-- begin --
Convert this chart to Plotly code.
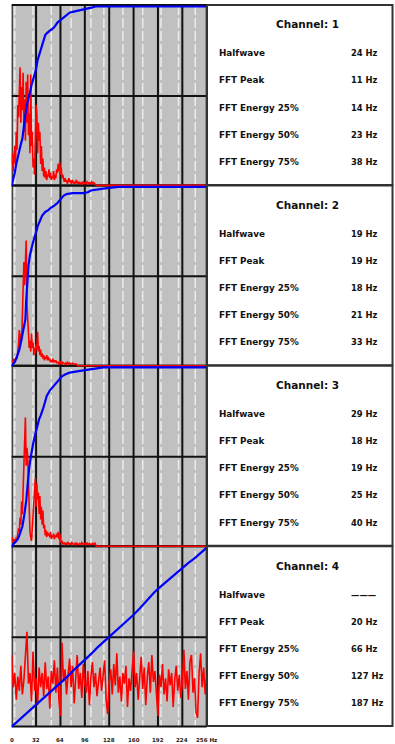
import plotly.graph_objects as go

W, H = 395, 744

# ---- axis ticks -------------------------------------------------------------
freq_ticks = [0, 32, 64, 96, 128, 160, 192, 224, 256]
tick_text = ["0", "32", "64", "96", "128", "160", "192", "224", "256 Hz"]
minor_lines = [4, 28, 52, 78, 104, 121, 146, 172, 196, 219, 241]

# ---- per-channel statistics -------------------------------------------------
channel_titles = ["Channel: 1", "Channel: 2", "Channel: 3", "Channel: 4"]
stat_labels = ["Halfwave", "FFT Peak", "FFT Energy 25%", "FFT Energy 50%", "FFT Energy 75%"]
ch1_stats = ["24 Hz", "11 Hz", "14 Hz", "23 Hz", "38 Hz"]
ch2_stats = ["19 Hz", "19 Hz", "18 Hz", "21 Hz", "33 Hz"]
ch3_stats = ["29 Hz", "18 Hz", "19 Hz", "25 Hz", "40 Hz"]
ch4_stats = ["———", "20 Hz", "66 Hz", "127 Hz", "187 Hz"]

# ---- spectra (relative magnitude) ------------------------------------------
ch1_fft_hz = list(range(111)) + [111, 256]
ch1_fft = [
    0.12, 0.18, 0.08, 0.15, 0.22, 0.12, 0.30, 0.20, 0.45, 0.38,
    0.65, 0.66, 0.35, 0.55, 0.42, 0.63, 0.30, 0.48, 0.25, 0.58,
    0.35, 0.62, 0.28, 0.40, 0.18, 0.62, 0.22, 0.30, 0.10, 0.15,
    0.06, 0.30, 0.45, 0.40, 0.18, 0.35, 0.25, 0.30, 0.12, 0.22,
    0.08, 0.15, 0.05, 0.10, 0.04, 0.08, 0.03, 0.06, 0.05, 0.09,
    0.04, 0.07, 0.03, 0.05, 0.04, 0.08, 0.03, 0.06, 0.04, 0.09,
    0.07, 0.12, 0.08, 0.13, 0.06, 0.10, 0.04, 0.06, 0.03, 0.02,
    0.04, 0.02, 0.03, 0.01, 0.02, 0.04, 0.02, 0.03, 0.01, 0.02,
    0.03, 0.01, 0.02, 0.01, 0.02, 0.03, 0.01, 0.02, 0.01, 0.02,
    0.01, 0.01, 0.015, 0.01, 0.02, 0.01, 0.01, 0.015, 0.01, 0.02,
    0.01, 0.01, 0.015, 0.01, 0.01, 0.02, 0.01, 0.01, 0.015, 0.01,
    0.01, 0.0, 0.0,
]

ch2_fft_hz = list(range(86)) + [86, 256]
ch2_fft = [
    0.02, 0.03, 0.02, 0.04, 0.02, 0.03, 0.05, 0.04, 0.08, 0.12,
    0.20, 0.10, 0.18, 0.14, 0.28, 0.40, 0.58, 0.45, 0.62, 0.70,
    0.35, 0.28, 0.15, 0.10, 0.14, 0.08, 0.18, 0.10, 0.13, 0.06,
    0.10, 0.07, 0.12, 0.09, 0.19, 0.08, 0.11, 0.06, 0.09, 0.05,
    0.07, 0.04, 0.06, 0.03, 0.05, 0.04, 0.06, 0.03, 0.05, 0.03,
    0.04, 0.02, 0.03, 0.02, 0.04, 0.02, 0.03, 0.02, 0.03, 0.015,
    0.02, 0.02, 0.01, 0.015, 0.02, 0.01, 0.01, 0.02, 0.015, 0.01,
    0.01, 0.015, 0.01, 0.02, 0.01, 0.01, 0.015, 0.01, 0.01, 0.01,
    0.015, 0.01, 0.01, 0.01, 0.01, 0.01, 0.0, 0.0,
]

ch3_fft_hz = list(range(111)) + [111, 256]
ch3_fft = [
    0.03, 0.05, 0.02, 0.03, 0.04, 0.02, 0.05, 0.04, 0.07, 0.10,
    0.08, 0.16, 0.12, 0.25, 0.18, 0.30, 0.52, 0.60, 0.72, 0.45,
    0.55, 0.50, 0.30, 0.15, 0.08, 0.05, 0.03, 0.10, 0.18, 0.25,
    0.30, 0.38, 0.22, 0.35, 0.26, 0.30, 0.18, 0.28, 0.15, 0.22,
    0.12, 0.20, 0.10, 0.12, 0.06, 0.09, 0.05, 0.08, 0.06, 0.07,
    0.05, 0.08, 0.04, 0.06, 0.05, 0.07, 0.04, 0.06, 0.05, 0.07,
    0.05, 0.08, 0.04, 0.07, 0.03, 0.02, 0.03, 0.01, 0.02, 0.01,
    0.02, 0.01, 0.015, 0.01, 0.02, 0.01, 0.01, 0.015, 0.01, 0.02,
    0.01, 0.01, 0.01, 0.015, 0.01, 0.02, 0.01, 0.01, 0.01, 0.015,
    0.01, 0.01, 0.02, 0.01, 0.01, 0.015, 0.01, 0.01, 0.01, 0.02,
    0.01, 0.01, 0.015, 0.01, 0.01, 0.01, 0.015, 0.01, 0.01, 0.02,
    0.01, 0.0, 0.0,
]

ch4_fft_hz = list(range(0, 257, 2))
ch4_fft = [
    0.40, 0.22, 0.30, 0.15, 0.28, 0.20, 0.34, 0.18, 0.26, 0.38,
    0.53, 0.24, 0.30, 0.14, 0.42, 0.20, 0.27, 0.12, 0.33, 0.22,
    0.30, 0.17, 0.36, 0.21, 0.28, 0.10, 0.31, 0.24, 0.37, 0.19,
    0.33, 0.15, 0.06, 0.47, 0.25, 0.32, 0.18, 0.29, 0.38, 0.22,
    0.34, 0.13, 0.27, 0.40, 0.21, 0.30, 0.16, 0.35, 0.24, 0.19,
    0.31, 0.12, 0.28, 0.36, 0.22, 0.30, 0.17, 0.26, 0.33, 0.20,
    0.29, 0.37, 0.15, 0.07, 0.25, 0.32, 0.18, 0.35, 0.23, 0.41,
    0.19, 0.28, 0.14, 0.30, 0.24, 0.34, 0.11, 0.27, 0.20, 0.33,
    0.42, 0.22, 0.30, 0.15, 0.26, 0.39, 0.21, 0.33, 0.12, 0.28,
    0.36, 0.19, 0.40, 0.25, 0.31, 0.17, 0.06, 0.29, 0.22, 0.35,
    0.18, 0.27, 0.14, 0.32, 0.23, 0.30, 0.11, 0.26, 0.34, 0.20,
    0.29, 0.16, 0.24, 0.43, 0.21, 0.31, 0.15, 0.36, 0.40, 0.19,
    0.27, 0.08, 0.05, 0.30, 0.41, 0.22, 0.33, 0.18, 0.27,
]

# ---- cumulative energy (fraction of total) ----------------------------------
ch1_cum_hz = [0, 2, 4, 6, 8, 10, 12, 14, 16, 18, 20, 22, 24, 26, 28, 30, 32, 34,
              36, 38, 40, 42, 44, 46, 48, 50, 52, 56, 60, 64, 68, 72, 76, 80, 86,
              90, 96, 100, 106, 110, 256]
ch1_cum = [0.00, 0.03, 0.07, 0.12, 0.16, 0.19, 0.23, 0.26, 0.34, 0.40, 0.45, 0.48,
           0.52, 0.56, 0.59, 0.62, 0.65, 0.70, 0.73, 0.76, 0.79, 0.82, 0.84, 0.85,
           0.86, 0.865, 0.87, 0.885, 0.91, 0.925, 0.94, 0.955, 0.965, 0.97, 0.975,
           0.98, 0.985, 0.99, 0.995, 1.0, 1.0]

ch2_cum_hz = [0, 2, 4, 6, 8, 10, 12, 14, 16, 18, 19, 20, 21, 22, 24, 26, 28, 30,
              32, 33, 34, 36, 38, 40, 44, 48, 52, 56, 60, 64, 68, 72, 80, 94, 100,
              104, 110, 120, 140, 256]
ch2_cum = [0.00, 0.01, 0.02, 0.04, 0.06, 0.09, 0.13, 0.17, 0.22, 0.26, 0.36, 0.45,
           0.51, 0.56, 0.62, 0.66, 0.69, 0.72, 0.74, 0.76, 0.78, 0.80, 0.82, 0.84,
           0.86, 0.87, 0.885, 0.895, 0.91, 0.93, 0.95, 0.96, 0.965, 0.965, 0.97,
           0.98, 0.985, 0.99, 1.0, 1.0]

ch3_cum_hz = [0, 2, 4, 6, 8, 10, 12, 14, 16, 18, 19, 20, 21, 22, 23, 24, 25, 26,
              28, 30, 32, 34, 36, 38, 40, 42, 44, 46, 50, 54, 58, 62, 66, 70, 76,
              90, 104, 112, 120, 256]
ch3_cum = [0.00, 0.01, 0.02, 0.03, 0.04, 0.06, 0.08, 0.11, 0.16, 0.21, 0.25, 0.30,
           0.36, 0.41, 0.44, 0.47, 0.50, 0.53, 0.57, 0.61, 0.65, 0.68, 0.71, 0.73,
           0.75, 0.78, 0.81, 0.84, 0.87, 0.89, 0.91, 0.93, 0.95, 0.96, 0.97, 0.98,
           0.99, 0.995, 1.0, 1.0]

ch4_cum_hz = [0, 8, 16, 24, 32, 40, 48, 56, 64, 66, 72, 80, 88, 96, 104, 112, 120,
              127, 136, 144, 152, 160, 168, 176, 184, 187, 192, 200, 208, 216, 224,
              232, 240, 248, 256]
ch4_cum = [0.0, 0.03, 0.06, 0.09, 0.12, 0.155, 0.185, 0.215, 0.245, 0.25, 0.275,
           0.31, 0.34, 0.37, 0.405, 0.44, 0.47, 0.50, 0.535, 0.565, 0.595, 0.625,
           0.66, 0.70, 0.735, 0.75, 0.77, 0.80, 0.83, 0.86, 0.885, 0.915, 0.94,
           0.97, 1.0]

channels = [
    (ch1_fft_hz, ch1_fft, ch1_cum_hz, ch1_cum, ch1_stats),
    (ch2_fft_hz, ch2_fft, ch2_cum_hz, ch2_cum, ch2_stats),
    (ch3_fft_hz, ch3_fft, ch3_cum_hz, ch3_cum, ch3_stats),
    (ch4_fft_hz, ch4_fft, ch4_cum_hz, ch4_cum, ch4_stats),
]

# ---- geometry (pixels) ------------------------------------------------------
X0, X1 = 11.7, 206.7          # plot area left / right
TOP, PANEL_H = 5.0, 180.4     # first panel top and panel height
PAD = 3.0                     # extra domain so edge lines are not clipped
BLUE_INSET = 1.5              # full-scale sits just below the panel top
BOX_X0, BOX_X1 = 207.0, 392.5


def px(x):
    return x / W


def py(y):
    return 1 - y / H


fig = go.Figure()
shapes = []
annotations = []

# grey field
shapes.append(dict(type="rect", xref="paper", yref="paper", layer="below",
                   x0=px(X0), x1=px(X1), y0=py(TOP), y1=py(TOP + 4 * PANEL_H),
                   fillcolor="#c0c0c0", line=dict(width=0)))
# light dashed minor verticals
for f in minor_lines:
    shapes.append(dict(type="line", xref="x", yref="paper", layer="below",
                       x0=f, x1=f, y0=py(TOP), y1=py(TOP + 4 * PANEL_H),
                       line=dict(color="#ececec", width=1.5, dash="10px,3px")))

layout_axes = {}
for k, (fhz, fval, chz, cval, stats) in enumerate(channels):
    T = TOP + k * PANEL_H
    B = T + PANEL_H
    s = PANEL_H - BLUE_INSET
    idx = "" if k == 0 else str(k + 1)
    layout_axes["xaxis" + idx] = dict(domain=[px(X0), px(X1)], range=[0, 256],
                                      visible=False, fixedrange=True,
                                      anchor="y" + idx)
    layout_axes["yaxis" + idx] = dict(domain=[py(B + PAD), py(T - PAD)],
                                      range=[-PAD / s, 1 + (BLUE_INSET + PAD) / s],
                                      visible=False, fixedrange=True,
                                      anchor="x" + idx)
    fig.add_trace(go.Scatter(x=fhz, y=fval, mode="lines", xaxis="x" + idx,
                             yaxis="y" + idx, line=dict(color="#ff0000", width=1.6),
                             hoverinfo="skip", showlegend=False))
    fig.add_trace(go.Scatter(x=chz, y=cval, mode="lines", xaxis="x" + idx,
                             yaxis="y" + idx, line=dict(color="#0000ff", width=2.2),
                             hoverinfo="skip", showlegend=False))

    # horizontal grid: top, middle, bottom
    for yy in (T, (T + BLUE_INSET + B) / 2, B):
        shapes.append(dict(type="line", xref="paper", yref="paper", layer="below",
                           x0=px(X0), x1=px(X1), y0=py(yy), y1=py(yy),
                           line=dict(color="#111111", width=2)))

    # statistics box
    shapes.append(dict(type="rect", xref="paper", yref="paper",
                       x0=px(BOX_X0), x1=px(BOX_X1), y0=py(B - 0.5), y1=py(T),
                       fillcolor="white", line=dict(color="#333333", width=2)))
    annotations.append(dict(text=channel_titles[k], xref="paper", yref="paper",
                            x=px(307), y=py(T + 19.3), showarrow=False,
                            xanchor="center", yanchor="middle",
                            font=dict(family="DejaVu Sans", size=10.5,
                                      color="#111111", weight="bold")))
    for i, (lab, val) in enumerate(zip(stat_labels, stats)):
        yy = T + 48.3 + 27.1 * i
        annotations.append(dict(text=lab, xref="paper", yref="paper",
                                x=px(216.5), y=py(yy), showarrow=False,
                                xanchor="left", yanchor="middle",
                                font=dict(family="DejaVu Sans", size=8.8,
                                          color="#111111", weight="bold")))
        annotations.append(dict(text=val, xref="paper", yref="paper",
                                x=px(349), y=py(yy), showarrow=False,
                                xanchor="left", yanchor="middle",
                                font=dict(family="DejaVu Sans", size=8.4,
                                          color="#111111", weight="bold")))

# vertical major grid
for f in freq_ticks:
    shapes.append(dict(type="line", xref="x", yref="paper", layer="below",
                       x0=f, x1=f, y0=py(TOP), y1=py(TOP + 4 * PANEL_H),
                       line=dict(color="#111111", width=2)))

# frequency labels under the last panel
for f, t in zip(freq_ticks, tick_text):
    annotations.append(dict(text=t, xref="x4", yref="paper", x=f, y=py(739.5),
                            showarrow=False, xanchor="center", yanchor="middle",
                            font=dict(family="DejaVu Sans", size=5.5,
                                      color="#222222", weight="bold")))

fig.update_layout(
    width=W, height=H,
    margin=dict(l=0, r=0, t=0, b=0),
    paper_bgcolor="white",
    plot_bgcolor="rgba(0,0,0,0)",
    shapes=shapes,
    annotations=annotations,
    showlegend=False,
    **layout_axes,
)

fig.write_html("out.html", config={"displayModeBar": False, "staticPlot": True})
-- end --
§ Problem to work on: Write down every line from the opening of the listing to the line with "196, 219, 241]", both included, and nothing else; the pictures are omitted.

§ Solution to this problem:
Convert this chart to Plotly code.
import plotly.graph_objects as go

W, H = 395, 744

# ---- axis ticks -------------------------------------------------------------
freq_ticks = [0, 32, 64, 96, 128, 160, 192, 224, 256]
tick_text = ["0", "32", "64", "96", "128", "160", "192", "224", "256 Hz"]
minor_lines = [4, 28, 52, 78, 104, 121, 146, 172, 196, 219, 241]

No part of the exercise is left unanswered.